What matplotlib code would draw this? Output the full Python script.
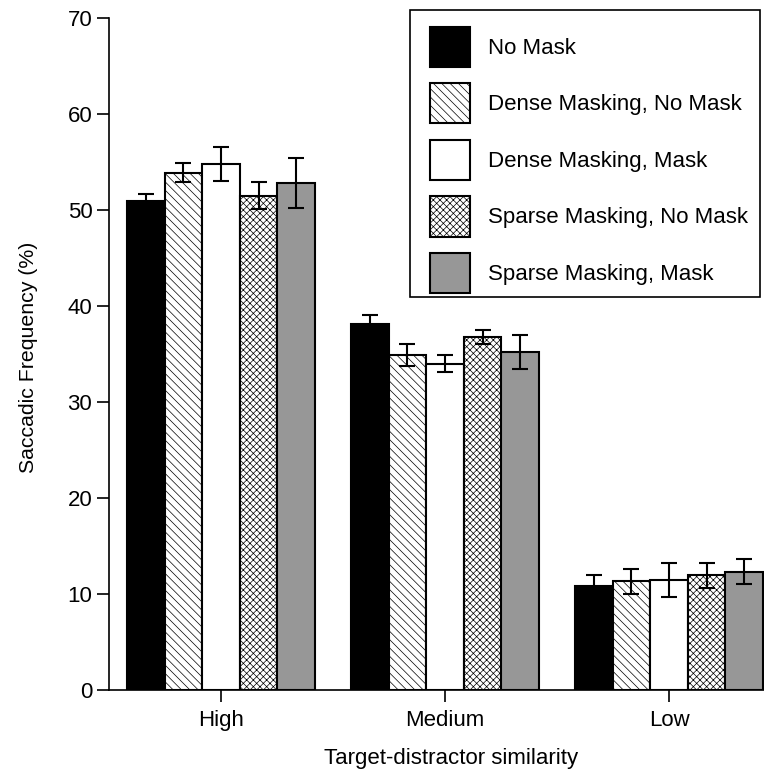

══════

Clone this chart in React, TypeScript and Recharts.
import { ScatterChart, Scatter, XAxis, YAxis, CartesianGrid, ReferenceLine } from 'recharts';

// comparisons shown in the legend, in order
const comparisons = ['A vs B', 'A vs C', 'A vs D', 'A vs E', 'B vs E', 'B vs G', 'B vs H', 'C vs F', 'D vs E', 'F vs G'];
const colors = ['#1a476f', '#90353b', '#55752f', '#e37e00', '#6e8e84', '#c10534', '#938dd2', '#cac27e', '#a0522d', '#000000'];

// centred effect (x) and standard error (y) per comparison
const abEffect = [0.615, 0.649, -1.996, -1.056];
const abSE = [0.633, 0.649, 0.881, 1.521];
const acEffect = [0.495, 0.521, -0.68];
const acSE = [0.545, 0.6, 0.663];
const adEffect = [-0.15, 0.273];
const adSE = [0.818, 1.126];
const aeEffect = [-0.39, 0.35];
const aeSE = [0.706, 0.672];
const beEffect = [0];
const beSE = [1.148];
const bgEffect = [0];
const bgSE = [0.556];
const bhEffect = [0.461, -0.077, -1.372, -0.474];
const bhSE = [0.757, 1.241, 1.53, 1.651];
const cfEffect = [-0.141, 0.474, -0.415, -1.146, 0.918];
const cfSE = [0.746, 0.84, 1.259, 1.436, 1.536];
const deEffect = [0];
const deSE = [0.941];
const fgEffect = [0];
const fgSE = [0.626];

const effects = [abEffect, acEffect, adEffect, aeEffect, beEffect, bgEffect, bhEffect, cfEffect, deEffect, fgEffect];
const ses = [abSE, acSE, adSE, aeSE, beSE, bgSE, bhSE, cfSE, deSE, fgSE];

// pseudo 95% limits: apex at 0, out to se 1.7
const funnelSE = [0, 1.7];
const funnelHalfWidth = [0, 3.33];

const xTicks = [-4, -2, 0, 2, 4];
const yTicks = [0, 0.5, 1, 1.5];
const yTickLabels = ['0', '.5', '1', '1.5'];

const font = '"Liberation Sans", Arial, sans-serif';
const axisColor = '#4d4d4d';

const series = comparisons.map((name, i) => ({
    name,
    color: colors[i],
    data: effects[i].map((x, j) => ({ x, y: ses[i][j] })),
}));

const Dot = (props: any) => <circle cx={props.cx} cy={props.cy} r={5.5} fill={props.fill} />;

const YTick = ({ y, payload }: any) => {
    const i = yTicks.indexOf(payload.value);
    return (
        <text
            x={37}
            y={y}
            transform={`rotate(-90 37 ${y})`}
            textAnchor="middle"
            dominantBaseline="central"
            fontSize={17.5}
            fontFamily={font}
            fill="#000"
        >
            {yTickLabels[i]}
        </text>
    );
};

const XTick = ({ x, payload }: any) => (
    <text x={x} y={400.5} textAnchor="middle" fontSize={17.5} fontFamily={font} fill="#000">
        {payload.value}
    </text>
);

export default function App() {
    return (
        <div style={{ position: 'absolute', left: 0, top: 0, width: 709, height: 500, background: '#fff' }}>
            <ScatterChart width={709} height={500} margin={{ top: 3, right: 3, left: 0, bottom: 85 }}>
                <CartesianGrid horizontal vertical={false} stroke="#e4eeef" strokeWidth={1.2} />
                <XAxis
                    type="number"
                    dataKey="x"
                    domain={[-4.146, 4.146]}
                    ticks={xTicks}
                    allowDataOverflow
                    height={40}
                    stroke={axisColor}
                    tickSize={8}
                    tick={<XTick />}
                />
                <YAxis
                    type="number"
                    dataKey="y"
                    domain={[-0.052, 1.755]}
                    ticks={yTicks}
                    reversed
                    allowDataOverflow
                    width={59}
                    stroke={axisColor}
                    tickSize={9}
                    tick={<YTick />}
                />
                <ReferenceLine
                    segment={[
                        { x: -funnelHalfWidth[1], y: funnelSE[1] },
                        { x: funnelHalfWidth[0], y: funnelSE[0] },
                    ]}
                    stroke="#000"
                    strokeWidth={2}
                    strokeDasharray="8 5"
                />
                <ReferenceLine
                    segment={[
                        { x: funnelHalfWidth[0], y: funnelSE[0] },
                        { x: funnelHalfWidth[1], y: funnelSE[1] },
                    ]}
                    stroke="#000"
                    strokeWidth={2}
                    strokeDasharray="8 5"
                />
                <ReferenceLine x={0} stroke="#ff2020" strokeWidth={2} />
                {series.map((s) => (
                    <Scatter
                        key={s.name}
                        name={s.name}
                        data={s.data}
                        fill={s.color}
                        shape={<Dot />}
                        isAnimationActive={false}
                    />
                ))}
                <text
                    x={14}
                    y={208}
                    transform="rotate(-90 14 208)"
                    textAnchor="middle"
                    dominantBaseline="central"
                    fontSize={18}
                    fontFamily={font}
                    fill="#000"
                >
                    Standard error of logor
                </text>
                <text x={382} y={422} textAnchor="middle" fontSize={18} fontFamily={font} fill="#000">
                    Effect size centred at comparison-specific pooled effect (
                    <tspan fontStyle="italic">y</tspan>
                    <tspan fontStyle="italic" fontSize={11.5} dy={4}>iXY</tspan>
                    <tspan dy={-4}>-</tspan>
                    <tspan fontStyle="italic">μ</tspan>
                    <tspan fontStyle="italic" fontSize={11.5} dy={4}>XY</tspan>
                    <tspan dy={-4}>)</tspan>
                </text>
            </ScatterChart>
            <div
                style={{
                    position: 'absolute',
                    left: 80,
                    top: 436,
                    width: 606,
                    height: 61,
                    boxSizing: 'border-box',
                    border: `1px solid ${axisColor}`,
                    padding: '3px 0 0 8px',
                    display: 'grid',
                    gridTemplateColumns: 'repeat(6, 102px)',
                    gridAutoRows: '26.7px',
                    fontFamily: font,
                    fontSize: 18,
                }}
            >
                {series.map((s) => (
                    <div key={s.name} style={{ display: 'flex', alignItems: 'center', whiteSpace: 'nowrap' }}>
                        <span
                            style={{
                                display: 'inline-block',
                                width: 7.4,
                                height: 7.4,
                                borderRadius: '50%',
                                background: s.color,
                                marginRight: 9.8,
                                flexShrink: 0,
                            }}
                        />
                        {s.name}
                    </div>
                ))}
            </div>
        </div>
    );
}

══════

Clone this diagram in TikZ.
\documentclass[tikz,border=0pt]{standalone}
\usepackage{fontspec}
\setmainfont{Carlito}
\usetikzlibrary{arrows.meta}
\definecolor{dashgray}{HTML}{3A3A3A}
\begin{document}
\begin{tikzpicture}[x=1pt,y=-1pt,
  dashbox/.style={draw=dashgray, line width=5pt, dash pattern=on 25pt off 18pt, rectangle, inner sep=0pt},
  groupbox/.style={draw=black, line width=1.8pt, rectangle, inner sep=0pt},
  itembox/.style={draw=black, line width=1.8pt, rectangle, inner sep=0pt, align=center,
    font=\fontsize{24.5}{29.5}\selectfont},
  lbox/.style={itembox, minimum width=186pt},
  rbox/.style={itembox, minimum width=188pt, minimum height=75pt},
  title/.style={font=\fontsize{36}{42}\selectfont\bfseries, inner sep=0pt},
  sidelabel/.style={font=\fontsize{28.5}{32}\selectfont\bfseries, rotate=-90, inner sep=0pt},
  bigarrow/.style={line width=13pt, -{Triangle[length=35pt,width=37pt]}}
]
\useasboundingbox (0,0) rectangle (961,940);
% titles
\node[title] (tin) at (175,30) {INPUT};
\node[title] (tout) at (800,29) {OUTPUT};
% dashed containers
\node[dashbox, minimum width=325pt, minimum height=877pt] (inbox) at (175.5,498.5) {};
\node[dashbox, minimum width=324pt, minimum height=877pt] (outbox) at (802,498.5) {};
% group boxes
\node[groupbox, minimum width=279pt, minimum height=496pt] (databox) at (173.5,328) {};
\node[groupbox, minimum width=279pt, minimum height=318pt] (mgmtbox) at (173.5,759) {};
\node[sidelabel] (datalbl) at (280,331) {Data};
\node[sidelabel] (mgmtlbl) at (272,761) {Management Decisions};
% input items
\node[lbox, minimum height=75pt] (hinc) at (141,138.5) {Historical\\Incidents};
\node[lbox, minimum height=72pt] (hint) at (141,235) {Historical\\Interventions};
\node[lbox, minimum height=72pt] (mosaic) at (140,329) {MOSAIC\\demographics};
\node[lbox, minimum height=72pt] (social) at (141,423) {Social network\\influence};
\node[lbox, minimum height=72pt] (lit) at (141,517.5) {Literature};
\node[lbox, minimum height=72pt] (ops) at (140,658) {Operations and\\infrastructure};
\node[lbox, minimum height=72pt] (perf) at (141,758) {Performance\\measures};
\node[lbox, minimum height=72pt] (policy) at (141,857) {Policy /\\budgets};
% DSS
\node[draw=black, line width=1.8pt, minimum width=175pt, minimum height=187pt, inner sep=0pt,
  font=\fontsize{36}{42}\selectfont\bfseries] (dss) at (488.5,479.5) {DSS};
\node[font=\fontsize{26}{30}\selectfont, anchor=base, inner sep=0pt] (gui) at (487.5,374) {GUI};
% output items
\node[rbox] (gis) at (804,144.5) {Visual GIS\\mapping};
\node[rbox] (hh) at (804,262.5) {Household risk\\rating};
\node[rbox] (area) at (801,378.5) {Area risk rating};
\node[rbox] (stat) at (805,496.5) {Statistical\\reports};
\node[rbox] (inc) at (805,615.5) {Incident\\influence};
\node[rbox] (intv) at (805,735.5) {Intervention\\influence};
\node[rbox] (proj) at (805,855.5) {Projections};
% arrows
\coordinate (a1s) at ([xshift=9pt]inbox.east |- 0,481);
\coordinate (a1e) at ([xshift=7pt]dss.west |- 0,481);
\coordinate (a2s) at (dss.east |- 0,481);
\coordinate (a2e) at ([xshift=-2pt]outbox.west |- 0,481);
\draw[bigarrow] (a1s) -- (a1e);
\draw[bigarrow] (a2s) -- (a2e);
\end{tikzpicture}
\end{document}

══════

### What to work on:
Transcribe precisely the lines between the one that contains "Clone this chart" and the one that contains "cfSE, deSE, fgSE];", counting those two lines as part of the range.

### Response to the exercise:
Clone this chart in React, TypeScript and Recharts.
import { ScatterChart, Scatter, XAxis, YAxis, CartesianGrid, ReferenceLine } from 'recharts';

// comparisons shown in the legend, in order
const comparisons = ['A vs B', 'A vs C', 'A vs D', 'A vs E', 'B vs E', 'B vs G', 'B vs H', 'C vs F', 'D vs E', 'F vs G'];
const colors = ['#1a476f', '#90353b', '#55752f', '#e37e00', '#6e8e84', '#c10534', '#938dd2', '#cac27e', '#a0522d', '#000000'];

// centred effect (x) and standard error (y) per comparison
const abEffect = [0.615, 0.649, -1.996, -1.056];
const abSE = [0.633, 0.649, 0.881, 1.521];
const acEffect = [0.495, 0.521, -0.68];
const acSE = [0.545, 0.6, 0.663];
const adEffect = [-0.15, 0.273];
const adSE = [0.818, 1.126];
const aeEffect = [-0.39, 0.35];
const aeSE = [0.706, 0.672];
const beEffect = [0];
const beSE = [1.148];
const bgEffect = [0];
const bgSE = [0.556];
const bhEffect = [0.461, -0.077, -1.372, -0.474];
const bhSE = [0.757, 1.241, 1.53, 1.651];
const cfEffect = [-0.141, 0.474, -0.415, -1.146, 0.918];
const cfSE = [0.746, 0.84, 1.259, 1.436, 1.536];
const deEffect = [0];
const deSE = [0.941];
const fgEffect = [0];
const fgSE = [0.626];

const effects = [abEffect, acEffect, adEffect, aeEffect, beEffect, bgEffect, bhEffect, cfEffect, deEffect, fgEffect];
const ses = [abSE, acSE, adSE, aeSE, beSE, bgSE, bhSE, cfSE, deSE, fgSE];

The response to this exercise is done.